**Objective:**
Only the number is wanted: count the lines that contain "matplotlib".

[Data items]

----------

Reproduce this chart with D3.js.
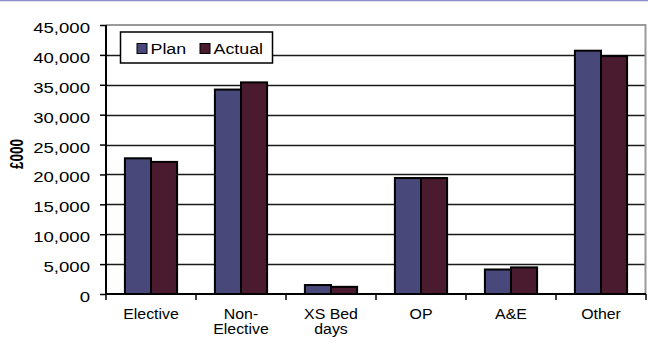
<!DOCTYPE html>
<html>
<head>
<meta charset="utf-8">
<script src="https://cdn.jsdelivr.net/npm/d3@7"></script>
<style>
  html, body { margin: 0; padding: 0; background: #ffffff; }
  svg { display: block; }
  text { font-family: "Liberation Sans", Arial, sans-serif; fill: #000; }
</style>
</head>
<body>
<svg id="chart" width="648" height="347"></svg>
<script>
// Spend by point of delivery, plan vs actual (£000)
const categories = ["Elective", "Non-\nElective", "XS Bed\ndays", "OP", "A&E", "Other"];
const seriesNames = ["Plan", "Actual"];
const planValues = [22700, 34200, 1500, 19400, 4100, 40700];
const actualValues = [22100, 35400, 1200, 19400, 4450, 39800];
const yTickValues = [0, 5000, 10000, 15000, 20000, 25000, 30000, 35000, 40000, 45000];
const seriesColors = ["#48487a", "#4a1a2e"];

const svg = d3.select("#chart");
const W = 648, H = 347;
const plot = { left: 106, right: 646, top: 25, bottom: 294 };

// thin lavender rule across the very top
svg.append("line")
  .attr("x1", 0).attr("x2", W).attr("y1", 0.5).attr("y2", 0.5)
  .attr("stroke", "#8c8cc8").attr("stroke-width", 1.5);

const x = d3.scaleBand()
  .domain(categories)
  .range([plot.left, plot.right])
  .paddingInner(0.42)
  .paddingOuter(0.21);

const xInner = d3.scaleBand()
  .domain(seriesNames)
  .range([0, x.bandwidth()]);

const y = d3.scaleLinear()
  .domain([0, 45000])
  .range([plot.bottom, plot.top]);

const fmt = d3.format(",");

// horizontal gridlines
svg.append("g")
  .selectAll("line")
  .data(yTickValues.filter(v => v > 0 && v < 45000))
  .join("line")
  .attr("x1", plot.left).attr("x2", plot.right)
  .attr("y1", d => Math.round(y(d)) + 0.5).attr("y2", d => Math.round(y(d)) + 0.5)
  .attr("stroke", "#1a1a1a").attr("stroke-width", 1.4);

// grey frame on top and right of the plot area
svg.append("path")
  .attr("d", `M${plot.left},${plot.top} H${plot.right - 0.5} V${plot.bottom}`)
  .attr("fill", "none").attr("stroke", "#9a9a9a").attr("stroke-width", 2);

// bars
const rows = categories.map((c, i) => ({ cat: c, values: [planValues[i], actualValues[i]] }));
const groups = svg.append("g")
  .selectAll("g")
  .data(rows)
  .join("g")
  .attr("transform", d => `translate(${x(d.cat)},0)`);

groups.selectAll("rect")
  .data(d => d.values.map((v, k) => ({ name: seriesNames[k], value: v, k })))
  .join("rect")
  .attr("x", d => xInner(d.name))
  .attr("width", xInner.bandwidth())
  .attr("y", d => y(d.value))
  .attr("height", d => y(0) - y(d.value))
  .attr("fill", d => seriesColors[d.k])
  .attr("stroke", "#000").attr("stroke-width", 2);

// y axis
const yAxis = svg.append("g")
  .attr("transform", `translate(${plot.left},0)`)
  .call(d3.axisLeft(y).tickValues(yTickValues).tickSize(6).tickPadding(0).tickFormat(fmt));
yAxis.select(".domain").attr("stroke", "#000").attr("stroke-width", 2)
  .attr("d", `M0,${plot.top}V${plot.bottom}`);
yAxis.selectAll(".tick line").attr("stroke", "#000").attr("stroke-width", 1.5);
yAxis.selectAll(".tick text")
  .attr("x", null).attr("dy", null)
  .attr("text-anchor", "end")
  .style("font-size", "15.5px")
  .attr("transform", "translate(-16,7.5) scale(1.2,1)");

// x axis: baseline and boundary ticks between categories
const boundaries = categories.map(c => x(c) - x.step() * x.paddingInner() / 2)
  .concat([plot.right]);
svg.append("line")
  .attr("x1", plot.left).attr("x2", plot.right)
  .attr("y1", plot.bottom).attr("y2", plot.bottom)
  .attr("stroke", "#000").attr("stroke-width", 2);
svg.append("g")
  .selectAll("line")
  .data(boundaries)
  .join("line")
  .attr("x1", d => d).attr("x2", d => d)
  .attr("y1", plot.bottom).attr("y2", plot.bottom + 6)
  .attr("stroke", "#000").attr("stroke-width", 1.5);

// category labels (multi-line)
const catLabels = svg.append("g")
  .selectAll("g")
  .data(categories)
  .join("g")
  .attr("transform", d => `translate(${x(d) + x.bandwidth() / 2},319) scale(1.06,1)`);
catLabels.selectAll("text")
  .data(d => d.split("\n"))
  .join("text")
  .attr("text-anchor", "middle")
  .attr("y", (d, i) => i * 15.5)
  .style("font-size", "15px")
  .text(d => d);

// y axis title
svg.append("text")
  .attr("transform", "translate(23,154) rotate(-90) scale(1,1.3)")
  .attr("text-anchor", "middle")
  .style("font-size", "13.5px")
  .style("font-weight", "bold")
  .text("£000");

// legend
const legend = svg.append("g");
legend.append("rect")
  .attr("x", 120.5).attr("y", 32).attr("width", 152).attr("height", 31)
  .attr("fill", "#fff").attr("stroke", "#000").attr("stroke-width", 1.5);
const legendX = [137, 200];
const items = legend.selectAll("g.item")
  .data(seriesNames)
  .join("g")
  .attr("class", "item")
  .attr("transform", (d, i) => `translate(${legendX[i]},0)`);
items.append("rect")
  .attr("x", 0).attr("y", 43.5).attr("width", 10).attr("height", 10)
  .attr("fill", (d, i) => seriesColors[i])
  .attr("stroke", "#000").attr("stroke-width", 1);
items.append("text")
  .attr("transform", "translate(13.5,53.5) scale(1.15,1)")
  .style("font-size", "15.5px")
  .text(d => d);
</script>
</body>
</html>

----------

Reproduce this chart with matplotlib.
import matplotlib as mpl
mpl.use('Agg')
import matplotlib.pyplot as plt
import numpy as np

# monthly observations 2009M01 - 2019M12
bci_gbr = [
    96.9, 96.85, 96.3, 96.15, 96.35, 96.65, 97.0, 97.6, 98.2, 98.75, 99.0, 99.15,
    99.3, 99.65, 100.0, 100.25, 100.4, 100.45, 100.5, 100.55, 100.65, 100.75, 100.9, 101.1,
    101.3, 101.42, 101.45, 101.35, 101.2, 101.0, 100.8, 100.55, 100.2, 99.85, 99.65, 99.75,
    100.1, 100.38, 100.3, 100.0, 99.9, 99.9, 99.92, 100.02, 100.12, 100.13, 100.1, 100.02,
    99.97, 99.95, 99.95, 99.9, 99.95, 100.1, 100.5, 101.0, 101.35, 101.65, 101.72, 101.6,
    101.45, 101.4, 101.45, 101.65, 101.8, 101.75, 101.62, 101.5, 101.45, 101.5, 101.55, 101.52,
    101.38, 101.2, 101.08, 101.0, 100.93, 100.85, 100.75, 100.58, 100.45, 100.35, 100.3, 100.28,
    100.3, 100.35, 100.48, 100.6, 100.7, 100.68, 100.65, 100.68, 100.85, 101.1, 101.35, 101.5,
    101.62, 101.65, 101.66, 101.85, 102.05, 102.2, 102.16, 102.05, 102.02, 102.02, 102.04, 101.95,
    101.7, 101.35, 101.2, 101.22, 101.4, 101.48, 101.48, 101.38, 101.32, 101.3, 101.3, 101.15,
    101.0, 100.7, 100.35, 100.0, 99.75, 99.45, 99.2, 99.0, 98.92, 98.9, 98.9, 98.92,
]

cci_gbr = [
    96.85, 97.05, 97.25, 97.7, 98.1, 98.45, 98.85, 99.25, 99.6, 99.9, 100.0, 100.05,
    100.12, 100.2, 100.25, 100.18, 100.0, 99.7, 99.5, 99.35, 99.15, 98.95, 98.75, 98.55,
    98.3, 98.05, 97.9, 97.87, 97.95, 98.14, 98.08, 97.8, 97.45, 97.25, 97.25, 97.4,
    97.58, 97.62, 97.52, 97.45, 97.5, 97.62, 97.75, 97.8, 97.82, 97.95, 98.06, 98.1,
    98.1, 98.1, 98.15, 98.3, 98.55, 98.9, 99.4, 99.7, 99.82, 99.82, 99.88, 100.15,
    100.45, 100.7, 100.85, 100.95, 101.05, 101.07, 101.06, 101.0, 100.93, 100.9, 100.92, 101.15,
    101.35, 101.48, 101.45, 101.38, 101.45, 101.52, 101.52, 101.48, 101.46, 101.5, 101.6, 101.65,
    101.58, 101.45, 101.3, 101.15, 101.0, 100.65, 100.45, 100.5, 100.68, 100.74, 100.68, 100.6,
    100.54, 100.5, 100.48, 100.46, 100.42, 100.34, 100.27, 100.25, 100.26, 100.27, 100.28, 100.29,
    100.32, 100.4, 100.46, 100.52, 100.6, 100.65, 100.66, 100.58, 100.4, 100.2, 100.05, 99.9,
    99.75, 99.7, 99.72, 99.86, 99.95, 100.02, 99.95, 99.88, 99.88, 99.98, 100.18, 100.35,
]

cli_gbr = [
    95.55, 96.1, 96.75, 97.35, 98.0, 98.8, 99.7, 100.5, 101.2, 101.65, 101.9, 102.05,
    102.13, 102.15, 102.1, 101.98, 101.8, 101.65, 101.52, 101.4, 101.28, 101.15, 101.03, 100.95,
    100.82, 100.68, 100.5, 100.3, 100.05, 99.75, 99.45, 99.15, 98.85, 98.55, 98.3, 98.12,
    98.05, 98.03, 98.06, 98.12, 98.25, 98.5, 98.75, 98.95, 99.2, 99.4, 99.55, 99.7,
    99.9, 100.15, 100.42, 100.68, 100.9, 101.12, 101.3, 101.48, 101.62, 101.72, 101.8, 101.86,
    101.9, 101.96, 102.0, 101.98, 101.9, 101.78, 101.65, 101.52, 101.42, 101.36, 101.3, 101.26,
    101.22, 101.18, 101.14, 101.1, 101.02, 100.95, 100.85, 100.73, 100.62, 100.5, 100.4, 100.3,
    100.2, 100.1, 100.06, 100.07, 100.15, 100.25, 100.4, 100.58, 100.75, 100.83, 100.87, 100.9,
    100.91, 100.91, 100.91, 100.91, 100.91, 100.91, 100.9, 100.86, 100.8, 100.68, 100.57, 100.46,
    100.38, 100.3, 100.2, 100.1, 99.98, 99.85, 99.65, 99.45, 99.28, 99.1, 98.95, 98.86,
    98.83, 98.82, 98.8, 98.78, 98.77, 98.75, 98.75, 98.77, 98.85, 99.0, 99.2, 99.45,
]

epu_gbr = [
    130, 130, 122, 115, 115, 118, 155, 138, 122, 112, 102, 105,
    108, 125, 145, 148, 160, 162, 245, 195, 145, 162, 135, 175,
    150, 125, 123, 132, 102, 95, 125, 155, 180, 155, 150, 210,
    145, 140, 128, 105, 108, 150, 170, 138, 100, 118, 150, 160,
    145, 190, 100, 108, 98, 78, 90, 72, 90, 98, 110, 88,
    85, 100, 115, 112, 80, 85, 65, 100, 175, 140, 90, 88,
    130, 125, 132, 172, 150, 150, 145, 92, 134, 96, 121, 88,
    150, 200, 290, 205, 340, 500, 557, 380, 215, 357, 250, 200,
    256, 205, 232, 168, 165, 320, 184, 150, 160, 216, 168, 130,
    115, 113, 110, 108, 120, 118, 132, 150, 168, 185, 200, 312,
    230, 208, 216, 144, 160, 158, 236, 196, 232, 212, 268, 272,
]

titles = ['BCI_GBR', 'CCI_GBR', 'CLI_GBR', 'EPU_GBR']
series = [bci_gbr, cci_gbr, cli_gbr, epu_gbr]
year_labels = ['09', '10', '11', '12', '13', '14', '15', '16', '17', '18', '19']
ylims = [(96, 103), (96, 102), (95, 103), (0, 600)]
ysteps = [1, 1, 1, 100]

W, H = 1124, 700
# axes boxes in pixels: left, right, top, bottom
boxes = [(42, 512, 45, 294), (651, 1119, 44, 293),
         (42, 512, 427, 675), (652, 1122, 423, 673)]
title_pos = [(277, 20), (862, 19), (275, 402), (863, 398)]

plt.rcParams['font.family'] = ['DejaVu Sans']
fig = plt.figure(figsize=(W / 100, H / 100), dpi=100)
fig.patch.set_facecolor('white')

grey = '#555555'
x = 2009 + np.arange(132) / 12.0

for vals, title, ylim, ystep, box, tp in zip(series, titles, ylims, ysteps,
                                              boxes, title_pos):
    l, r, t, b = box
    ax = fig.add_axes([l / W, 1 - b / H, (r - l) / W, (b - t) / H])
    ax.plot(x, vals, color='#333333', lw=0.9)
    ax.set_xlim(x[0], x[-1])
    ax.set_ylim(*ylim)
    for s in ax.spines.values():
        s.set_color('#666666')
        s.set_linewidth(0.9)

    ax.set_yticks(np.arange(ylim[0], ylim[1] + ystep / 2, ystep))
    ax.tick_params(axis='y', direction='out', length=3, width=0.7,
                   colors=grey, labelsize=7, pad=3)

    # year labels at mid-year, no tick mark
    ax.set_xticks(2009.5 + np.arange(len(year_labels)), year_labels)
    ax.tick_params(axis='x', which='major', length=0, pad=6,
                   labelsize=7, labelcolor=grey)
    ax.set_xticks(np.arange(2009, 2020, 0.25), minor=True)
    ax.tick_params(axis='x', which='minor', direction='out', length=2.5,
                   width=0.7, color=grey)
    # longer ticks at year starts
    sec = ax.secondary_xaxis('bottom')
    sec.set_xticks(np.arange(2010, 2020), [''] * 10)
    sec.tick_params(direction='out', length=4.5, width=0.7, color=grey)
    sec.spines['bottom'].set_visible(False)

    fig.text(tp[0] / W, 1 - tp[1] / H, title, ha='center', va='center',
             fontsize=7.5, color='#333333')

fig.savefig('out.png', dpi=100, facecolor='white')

----------

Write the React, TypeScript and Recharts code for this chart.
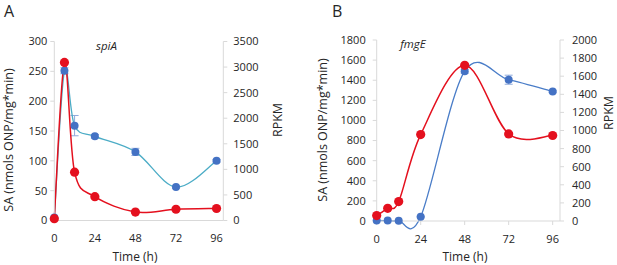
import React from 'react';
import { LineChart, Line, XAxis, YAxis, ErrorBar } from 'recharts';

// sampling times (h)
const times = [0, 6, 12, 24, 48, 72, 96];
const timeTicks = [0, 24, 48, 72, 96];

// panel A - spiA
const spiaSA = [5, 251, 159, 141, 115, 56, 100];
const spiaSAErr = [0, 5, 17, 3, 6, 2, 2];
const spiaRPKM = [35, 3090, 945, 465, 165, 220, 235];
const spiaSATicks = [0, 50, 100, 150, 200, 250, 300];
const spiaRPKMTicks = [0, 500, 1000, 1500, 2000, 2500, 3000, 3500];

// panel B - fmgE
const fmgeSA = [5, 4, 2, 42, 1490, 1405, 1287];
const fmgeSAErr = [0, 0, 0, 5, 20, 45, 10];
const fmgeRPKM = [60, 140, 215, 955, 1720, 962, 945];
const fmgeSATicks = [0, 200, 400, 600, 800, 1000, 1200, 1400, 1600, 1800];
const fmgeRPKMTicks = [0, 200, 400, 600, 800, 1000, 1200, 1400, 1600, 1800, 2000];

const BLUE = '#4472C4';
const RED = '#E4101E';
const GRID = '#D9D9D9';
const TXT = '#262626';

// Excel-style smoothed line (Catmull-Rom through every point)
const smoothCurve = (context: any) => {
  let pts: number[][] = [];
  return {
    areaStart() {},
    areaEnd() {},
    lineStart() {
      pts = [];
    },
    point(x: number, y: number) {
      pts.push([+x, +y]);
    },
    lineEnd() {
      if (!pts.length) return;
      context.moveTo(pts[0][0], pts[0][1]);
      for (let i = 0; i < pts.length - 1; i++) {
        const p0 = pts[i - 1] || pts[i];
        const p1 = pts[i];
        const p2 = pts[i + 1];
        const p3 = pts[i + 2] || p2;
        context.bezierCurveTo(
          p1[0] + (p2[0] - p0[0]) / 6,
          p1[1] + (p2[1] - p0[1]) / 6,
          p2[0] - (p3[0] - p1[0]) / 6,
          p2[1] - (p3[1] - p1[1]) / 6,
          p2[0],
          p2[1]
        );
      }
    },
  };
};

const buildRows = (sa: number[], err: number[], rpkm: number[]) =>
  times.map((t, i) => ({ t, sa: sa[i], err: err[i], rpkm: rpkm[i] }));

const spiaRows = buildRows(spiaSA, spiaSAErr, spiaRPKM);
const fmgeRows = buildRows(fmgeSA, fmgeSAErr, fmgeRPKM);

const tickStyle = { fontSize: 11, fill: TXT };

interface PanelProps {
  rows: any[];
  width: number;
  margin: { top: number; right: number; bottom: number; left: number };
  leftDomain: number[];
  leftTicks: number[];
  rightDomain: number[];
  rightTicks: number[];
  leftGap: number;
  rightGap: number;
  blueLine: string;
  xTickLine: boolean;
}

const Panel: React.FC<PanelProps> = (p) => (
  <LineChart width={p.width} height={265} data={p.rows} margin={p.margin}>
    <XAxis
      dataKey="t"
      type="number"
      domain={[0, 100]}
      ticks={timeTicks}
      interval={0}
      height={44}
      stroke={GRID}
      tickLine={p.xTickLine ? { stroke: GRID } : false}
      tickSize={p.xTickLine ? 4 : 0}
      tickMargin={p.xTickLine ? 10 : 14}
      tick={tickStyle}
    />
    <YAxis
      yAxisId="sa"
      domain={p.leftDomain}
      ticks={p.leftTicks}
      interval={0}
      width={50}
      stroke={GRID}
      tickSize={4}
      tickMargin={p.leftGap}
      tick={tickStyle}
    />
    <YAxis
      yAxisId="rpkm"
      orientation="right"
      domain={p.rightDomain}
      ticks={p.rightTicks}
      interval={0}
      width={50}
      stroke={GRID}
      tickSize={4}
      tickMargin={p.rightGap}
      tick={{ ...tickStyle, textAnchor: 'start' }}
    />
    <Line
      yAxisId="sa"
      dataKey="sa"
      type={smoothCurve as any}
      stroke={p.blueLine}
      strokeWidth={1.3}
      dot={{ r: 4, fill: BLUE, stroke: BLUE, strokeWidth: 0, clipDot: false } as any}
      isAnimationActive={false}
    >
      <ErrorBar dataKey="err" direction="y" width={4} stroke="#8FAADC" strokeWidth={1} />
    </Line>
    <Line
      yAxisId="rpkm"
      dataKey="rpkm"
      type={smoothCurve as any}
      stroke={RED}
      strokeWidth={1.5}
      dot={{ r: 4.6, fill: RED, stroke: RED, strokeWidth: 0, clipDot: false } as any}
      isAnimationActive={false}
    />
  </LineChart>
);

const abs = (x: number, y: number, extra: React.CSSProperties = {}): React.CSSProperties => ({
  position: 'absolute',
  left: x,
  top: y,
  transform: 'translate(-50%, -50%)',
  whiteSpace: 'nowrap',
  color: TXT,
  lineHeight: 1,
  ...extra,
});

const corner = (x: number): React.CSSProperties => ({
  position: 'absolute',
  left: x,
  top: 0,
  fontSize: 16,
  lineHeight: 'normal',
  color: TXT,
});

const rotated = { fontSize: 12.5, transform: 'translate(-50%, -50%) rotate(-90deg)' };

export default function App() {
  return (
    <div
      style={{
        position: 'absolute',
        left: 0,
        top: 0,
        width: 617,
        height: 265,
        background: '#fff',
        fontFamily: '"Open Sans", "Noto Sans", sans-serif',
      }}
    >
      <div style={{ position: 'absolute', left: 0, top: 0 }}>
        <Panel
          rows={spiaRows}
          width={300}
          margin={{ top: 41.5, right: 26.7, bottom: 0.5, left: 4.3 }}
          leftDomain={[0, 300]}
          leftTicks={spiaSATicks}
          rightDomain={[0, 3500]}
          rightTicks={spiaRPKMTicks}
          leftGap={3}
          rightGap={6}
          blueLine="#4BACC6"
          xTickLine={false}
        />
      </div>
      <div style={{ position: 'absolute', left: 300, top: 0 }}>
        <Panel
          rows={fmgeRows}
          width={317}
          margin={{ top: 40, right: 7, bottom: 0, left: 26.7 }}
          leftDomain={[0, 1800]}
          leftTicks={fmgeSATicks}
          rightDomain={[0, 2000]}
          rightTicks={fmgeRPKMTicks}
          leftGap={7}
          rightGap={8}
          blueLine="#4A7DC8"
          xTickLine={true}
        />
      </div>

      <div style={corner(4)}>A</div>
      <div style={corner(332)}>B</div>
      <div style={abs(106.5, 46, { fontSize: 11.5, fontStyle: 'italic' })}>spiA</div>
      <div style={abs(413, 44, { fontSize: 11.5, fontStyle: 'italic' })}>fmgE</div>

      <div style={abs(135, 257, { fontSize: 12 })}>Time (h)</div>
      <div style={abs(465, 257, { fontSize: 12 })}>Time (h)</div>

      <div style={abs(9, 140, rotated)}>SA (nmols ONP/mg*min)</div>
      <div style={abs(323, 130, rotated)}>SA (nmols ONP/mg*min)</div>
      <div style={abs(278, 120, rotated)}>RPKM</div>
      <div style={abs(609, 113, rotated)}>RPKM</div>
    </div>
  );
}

----------

**Written answer:**
3